A Nigerian living in Houston, Texas speaks on the flood and the breakdown of the reservoir.
The city of Houston was one of the worst hit places by the heavy rainfall and Hurricane Harvey. The torrential rain and devastating wind have made over one million people evacuate their homes in Texas. This also includes Nigerians.
Pulse reached out to one of the many Nigerians living in Houston to recount his experience with the flood and the hurricane.
Koko-Ete Obott who works as a Petroleum/Drilling Engineer was fortunate not to live in any of the flood prone areas when the rains started. "Where I live is not close to any Bayou and has good drainage, but once I live my community/estate it gets worse," he said.
One of the places hit by the torrential rain was a medical centre in Houston. "My friend at the medical centre is waiting for a helicopter (coast guards) to pick him up, the whole ground floor is covered with water and he's on the 2nd floor, no electricity," he said.
Another place that was greatly affected was Richmond, a suburb in Texas.
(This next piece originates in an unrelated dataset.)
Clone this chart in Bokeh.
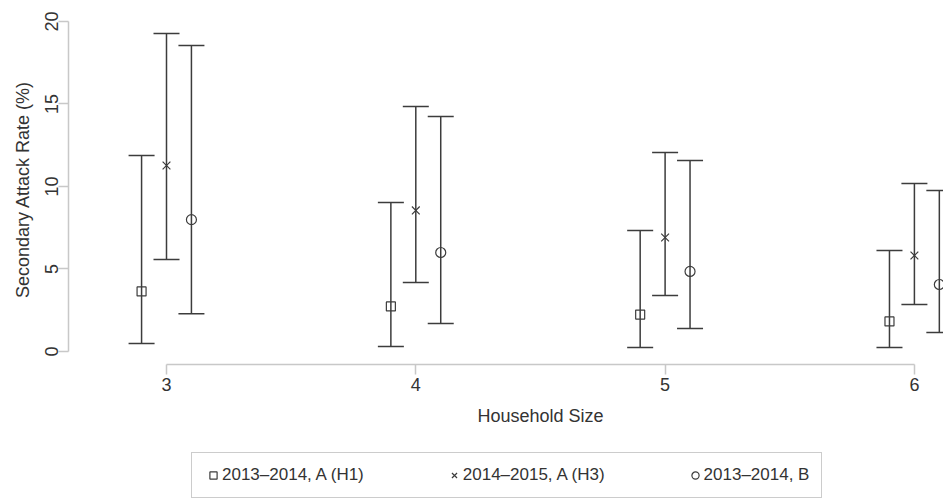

Koko's cousin Albert Itauma, a student at the University of Houston, lives there and he was trapped in the heavy flood and had to be rescued.
According to Koko, it was not the rain that actually got the cities in Texas flooded. It was the reservoirs. Some of the reservoirs hit the maximum capacity and when it couldn't contain the water anymore it broke. This is what led to Richmond being flooded. Below is a photo of his cousin being rescued.
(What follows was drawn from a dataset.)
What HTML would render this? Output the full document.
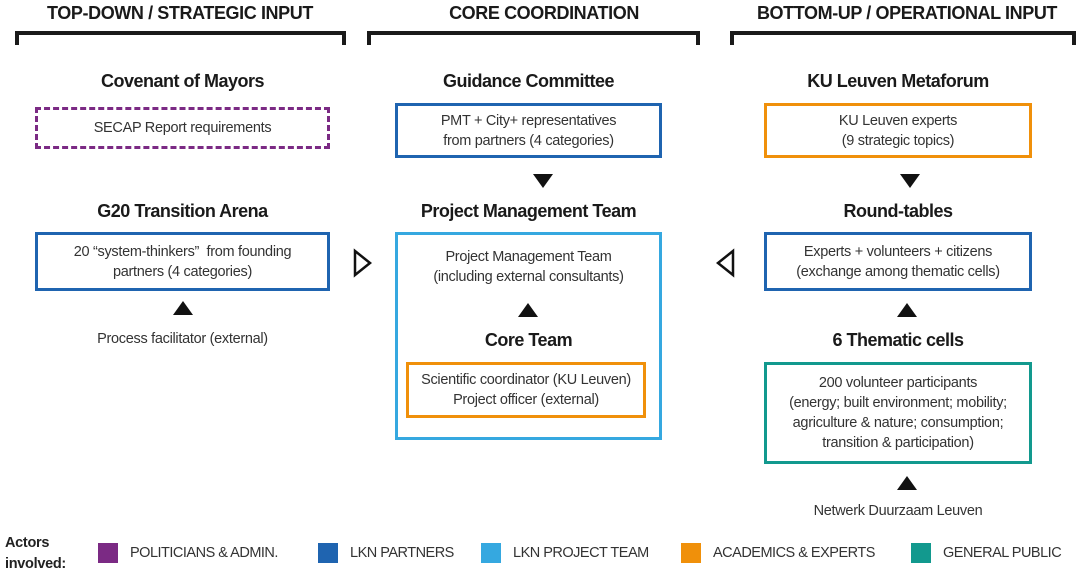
<!DOCTYPE html>
<html><head><meta charset="utf-8"><style>
body{margin:0;width:1084px;height:581px;background:#fff;position:relative;overflow:hidden;font-family:"Liberation Sans",sans-serif;color:#222}
.a{position:absolute}
.h{font-weight:bold;font-size:18px;text-align:center;letter-spacing:-0.4px;color:#1a1a1a}
.br{border:4px solid #1a1a1a;border-bottom:none;height:10px}
.t{font-weight:bold;font-size:18px;text-align:center;letter-spacing:-0.5px;color:#1a1a1a}
.b{display:flex;align-items:center;justify-content:center;text-align:center;font-size:14.5px;line-height:20px;box-sizing:border-box;letter-spacing:-0.3px;color:#333}
.tx{font-size:14.5px;text-align:center;letter-spacing:-0.3px;color:#333}
.dn{width:0;height:0;border-left:10px solid transparent;border-right:10px solid transparent;border-top:14px solid #111}
.up{width:0;height:0;border-left:10px solid transparent;border-right:10px solid transparent;border-bottom:14px solid #111}
.sq{width:20px;height:20px}
.lg{font-size:14.5px;letter-spacing:-0.5px;color:#333}
</style></head><body>
<div class="a h" style="left:0;top:3px;width:360px">TOP-DOWN / STRATEGIC INPUT</div>
<div class="a h" style="left:378px;top:3px;width:332px">CORE COORDINATION</div>
<div class="a h" style="left:730px;top:3px;width:354px">BOTTOM-UP / OPERATIONAL INPUT</div>
<div class="a br" style="left:15px;top:31px;width:323px"></div>
<div class="a br" style="left:367px;top:31px;width:325px"></div>
<div class="a br" style="left:730px;top:31px;width:338px"></div>

<div class="a t" style="left:35px;top:71px;width:295px">Covenant of Mayors</div>
<div class="a t" style="left:395px;top:71px;width:267px">Guidance Committee</div>
<div class="a t" style="left:764px;top:71px;width:268px">KU Leuven Metaforum</div>

<div class="a b" style="left:35px;top:107px;width:295px;height:42px;border:3px dashed #7b2a84">SECAP Report requirements</div>
<div class="a b" style="left:395px;top:103px;width:267px;height:55px;border:3px solid #1f64b0">PMT + City+ representatives<br>from partners (4 categories)</div>
<div class="a b" style="left:764px;top:103px;width:268px;height:55px;border:3px solid #f0900a">KU Leuven experts<br>(9 strategic topics)</div>

<div class="a dn" style="left:533px;top:174px"></div>
<div class="a dn" style="left:900px;top:174px"></div>

<div class="a t" style="left:35px;top:201px;width:295px">G20 Transition Arena</div>
<div class="a t" style="left:395px;top:201px;width:267px">Project Management Team</div>
<div class="a t" style="left:764px;top:201px;width:268px">Round-tables</div>

<div class="a b" style="left:35px;top:232px;width:295px;height:59px;border:3px solid #1f64b0">20 “system-thinkers”&nbsp; from founding<br>partners (4 categories)</div>
<div class="a" style="left:395px;top:232px;width:267px;height:208px;border:3px solid #35a8e0;box-sizing:border-box"></div>
<div class="a tx" style="left:395px;top:247px;width:267px;line-height:20px">Project Management Team<br>(including external consultants)</div>
<div class="a b" style="left:764px;top:232px;width:268px;height:59px;border:3px solid #1f64b0">Experts + volunteers + citizens<br>(exchange among thematic cells)</div>

<svg class="a" style="left:350px;top:248px" width="24" height="30"><polygon points="5,3 20,15 5,27" fill="#fff" stroke="#111" stroke-width="2.5"/></svg>
<svg class="a" style="left:714px;top:248px" width="24" height="30"><polygon points="19,3 4,15 19,27" fill="#fff" stroke="#111" stroke-width="2.5"/></svg>

<div class="a up" style="left:173px;top:301px"></div>
<div class="a up" style="left:518px;top:303px"></div>
<div class="a up" style="left:897px;top:303px"></div>

<div class="a tx" style="left:35px;top:331px;width:295px">Process facilitator (external)</div>
<div class="a t" style="left:395px;top:330px;width:267px">Core Team</div>
<div class="a t" style="left:764px;top:330px;width:268px">6 Thematic cells</div>

<div class="a b" style="left:406px;top:362px;width:240px;height:56px;border:3px solid #f0900a">Scientific coordinator (KU Leuven)<br>Project officer (external)</div>
<div class="a b" style="left:764px;top:362px;width:268px;height:102px;border:3px solid #12998e">200 volunteer participants<br>(energy; built environment; mobility;<br>agriculture &amp; nature; consumption;<br>transition &amp; participation)</div>

<div class="a up" style="left:897px;top:476px"></div>
<div class="a tx" style="left:764px;top:503px;width:268px">Netwerk Duurzaam Leuven</div>

<div class="a" style="left:5px;top:533px;font-weight:bold;font-size:14.5px;line-height:21px;color:#222;letter-spacing:-0.3px">Actors<br>involved:</div>
<div class="a sq" style="left:98px;top:543px;background:#7b2a84"></div>
<div class="a lg" style="left:130px;top:545px">POLITICIANS &amp; ADMIN.</div>
<div class="a sq" style="left:318px;top:543px;background:#1f64b0"></div>
<div class="a lg" style="left:350px;top:545px">LKN PARTNERS</div>
<div class="a sq" style="left:481px;top:543px;background:#35a8e0"></div>
<div class="a lg" style="left:513px;top:545px">LKN PROJECT TEAM</div>
<div class="a sq" style="left:681px;top:543px;background:#f0900a"></div>
<div class="a lg" style="left:713px;top:545px">ACADEMICS &amp; EXPERTS</div>
<div class="a sq" style="left:911px;top:543px;background:#12998e"></div>
<div class="a lg" style="left:943px;top:545px">GENERAL PUBLIC</div>
</body></html>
"That reservoir's capacity might be 90 billion litres of water, so imagine all that water pouring out. And the water started going backwards. There are more communities to the back of the reservoir. So they had to open the reservoir to flood some other places to prevent a bigger damage" Koko says.
"The flood was too much, and the government issued an evacuation but most people had lived there for many decades and had not seen any flood before.
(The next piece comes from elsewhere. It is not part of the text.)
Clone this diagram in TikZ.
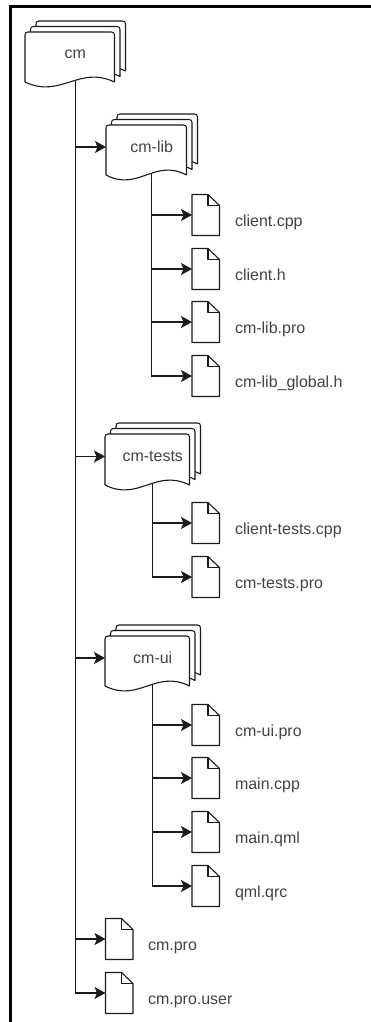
\documentclass[tikz,border=0pt]{standalone}
\usepackage{fontspec}
\setmainfont{Liberation Sans}
\usetikzlibrary{arrows.meta,backgrounds}
\definecolor{inkc}{HTML}{1A1A1A}
\definecolor{textc}{HTML}{444444}
\tikzset{
  docshape/.style={draw=inkc,line width=1.1pt,fill=white,line join=round},
  boxnode/.style={inner sep=0pt,outer sep=0pt,text=textc,font=\fontsize{16}{19}\selectfont},
  filelabel/.style={inner sep=0pt,outer sep=0pt,anchor=base west,text=textc,font=\fontsize{16}{19}\selectfont},
  conn/.style={draw=inkc,line width=1.1pt,-{Stealth[length=11pt,width=12pt,inset=2.5pt]}},
  frameline/.style={draw=black,line width=2.7pt}
}
% one document sheet with a wavy bottom: left, top, width, height
\newcommand{\sheet}[4]{%
  \path[docshape,shift={(#1,#2)}] (0,#4) -- (0,3) .. controls (0,1) and (1,0) .. (3,0)
    -- ({#3-3},0) .. controls ({#3-1},0) and (#3,1) .. (#3,3) -- (#3,#4)
    .. controls ({0.6*#3},{#4-17}) and ({0.4*#3},{#4+17}) .. (0,#4) -- cycle;}
% stacked sheets: name, left, top of front sheet, width, height, text
\newcommand{\folderbox}[6]{%
  \sheet{#2+11}{#3-11}{#4}{#5}
  \sheet{#2+5.5}{#3-5.5}{#4}{#5}
  \sheet{#2}{#3}{#4}{#5}
  \node[boxnode,minimum width={(#4+11)*1pt},minimum height={(#5+16)*1pt}]
    (#1) at ({#2+(#4+11)/2},{#3-11+(#5+16)/2}) {#6};}
% file: name, left, arrow y, label x, label text
\newcommand{\filebox}[5]{%
  \path[docshape,shift={(#2,#3-20.5)}] (0,0) -- (16,0) -- (27.5,11) -- (27.5,41) -- (0,41) -- cycle;
  \path[docshape,fill=none,shift={(#2,#3-20.5)}] (16,0) -- (16,11) -- (27.5,11);
  \node[boxnode,minimum width=27.5pt,minimum height=41pt] (#1) at ({#2+13.75},#3) {};
  \node[filelabel] (#1-label) at (#4,#3+11) {#5};}
\begin{document}
\begin{tikzpicture}[x=1pt,y=-1pt]
\useasboundingbox (0,0) rectangle (371,1022);
\begin{scope}[on background layer]
  \fill[white] (0,0) rectangle (371,1022);
\end{scope}
\coordinate (frameA) at (10.5,1022);
\coordinate (frameB) at (10.5,6.5);
\coordinate (frameC) at (371,6.5);
\draw[frameline] (frameA) -- (frameB) -- (frameC);

\folderbox{cm}{25}{32}{89.5}{50}{cm}
\folderbox{lib}{106}{125}{80.5}{50}{cm-lib}
\folderbox{tests}{105}{434}{84.5}{51}{cm-tests}
\folderbox{ui}{105}{636}{84.5}{50}{cm-ui}

\filebox{f1}{192}{215}{235}{client.cpp}
\filebox{f2}{192}{269}{235}{client.h}
\filebox{f3}{192}{322}{235}{cm-lib.pro}
\filebox{f4}{192}{376}{235}{cm-lib\_global.h}
\filebox{t1}{192}{523}{235}{client-tests.cpp}
\filebox{t2}{192}{577}{235}{cm-tests.pro}
\filebox{u1}{192}{725}{235}{cm-ui.pro}
\filebox{u2}{192}{778}{235}{main.cpp}
\filebox{u3}{192}{832}{235}{main.qml}
\filebox{u4}{192}{886}{235}{qml.qrc}
\filebox{p1}{105.5}{939}{148}{cm.pro}
\filebox{p2}{105.5}{993}{148}{cm.pro.user}

\begin{scope}[on background layer]
  \foreach \t in {lib,tests,ui,p1,p2} \draw[conn] (cm.center) |- (\t.west);
  \foreach \t in {f1,f2,f3,f4} \draw[conn] (lib.center) |- (\t.west);
  \foreach \t in {t1,t2} \draw[conn] (tests.center) |- (\t.west);
  \foreach \t in {u1,u2,u3,u4} \draw[conn] (ui.center) |- (\t.west);
\end{scope}
\end{tikzpicture}
\end{document}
"Some people didn't go and the rate at which the water came in, it wasn't as if the rain increased. It was the reservoir that was flooding them not the rain. It entered their house in no time, like in an hour or two hours" he further explained.
This was on the night of the Mayweather/McGregor fight.
By Thursday, September 1, 2017, the situation had improved. "The sun is out and no more rain, but the two major Reservoirs, Brazos and Addicks are full. So they have to relieve it and that will allow it to flow through the city from north west to south east to the gulf. So there'll still be flood till that is complete. So they evacuated some communities in advanced while they carry this operation" he revealed.
The death toll so far has hit 40 and officials fear that the number will increase. There are no records yet that a Nigerian drowned in the flood.